A eso del medio día, la gente salía para su casa a esperar la procesión para seguir acompañando a la virgen.  La devoción hacia la santa era tan grande que la gente le rogaba en silencio para que intercediera en cualquier situación apremiante, dirimir conflictos, rescatar un amor perdido y para que lloviera, pues desde su fundación Santa Catalina no ha contado con un acueducto óptimo.

Ese año las lluvias habían sido esquivas y los cultivos de plátano, yuca y otros estaban a punto de perderse. No había agua ni para beber ni cocinar porque las pozas se habían secado y del pozo publico solo salía fango con un hedor insoportable.  La sed se había convertido en una peste que solo podia curarse con gaseosas en los niños y con cervezas en adultos.

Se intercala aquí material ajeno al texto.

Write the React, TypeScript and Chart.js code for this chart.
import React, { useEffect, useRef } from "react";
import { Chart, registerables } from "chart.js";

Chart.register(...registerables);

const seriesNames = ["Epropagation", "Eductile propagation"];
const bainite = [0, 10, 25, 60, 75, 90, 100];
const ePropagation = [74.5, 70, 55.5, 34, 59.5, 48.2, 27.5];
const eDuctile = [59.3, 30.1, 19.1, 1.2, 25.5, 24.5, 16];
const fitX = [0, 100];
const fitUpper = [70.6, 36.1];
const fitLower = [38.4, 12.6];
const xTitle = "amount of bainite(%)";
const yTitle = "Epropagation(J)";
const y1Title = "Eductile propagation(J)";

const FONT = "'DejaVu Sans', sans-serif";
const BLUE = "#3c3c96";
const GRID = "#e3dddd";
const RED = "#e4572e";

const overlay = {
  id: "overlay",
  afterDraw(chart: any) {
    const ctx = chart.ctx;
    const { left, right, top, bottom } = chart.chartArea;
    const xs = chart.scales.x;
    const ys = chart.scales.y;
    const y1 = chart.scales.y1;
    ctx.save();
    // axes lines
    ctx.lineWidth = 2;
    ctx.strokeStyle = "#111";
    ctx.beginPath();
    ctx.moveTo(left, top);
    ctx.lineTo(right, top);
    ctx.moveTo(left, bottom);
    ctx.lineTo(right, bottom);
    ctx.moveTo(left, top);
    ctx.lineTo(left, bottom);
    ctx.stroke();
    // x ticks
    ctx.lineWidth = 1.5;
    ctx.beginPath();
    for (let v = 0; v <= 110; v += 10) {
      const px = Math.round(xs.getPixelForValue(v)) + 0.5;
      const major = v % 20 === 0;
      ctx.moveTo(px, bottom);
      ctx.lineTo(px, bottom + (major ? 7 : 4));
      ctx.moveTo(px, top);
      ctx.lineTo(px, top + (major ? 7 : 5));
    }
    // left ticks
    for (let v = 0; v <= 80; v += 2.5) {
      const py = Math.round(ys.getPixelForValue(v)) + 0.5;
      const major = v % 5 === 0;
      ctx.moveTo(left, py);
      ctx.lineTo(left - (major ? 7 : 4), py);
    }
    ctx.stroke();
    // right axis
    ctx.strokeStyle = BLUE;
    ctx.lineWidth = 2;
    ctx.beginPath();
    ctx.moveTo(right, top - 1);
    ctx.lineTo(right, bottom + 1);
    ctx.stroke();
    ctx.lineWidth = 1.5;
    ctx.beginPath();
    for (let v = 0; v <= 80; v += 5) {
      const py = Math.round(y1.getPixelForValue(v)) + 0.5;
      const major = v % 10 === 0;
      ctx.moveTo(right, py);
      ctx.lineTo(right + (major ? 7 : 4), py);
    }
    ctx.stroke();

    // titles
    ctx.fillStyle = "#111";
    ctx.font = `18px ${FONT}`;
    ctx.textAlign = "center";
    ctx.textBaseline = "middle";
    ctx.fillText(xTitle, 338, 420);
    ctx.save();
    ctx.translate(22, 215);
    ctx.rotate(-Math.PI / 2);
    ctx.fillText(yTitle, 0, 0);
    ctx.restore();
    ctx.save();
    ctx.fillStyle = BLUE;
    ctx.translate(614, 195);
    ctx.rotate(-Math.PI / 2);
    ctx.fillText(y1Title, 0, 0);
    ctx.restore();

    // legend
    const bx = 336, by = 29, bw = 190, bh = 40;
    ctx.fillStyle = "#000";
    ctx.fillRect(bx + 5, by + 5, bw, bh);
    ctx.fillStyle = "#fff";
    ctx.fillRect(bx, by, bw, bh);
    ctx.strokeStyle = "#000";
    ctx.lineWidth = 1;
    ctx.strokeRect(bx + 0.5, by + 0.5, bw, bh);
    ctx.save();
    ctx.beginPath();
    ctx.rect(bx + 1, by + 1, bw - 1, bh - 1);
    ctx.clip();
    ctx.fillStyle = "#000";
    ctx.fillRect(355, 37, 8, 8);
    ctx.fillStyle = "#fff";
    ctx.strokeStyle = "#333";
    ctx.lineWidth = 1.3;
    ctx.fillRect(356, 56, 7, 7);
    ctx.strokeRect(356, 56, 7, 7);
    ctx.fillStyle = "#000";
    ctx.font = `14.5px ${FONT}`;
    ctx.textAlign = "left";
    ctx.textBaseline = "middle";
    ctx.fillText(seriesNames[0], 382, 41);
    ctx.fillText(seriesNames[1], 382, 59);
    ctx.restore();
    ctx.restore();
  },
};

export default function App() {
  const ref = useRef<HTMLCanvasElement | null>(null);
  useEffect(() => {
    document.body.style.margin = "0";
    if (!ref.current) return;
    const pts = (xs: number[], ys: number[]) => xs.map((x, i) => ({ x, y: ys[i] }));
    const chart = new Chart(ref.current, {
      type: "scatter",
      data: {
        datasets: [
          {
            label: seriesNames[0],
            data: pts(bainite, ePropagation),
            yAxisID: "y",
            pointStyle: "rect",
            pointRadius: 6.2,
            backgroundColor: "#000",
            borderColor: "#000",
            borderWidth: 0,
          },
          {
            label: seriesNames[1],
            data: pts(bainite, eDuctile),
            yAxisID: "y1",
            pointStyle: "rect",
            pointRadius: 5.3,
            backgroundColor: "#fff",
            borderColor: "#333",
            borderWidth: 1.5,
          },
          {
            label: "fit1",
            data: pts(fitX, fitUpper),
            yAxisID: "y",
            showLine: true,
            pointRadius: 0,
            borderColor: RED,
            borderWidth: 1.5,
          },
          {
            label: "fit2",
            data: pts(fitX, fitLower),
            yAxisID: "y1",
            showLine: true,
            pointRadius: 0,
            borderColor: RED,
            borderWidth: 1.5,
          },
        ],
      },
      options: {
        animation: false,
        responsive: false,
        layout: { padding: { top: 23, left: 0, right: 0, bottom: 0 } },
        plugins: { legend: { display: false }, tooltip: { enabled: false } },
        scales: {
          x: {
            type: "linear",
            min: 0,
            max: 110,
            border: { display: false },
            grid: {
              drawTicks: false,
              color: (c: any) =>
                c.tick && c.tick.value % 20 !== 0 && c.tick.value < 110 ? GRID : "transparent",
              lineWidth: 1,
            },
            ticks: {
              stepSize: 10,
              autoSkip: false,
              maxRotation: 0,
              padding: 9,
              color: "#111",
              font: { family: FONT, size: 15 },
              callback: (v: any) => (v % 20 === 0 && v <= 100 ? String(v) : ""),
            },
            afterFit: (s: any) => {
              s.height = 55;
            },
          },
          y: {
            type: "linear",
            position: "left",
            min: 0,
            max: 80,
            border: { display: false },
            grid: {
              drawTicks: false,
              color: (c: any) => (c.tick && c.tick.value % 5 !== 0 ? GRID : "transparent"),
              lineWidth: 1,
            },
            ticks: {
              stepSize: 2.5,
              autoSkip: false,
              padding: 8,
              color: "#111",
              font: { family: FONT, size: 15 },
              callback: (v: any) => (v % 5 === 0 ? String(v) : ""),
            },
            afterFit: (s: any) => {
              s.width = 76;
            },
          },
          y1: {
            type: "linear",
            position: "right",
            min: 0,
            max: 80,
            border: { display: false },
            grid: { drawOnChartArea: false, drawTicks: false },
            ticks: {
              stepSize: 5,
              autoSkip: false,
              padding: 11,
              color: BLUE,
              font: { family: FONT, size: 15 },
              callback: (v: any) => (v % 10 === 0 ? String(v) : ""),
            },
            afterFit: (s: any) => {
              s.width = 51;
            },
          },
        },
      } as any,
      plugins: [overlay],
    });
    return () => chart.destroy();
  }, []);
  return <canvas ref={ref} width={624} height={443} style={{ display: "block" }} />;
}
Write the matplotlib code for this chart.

Recuerdo que como a las cinco de la tarde cuando salía la procesión con la imagen de la patrona, una mujer morena, de pelo ensortijado, con cara triste gritó con la fuerza de sus pulmones: “¡Santa Catalina!, perdona nuestros pecados, pero regálanos agua porque nos estamos muriendo de sed”. Quienes escuchamos su grito ronco quedamos expectantes, pues todos habíamos hecho la misma petición.  La Virgen, bien peinada y vestida, salió acompañada de cientos de feligreses y la música luctuosa interpretada por la banda de Repelón. Segundos después, un conjunto de nubes se posó sobre el poblado ennegreciendo el cielo, mientras el estrépito de varios truenos, acompañados de relámpagos, dio paso a la abundante lluvia. La mujer que imploró a Santa Catalina se desvaneció con las manos extendidas hacia el cielo sonriendo, mientras fue auxiliada por familiares y amigos.  Entre tanto, unos corrían a guarecerse del aguacero, otros gritaban alborozados con lágrimas en los ojos: ¡Milagro!. Esa tarde se hizo el recorrido bajo la lluvia que puso fin a la sequía de casi un año.

Dos horas después los cataneros se mantenían en un estado de felicidad, el mismo que siento al evocar esos recuerdos que me hacen sentir orgulloso de haber nacido en ese villorrio donde la bondad crecía como la verdolaga.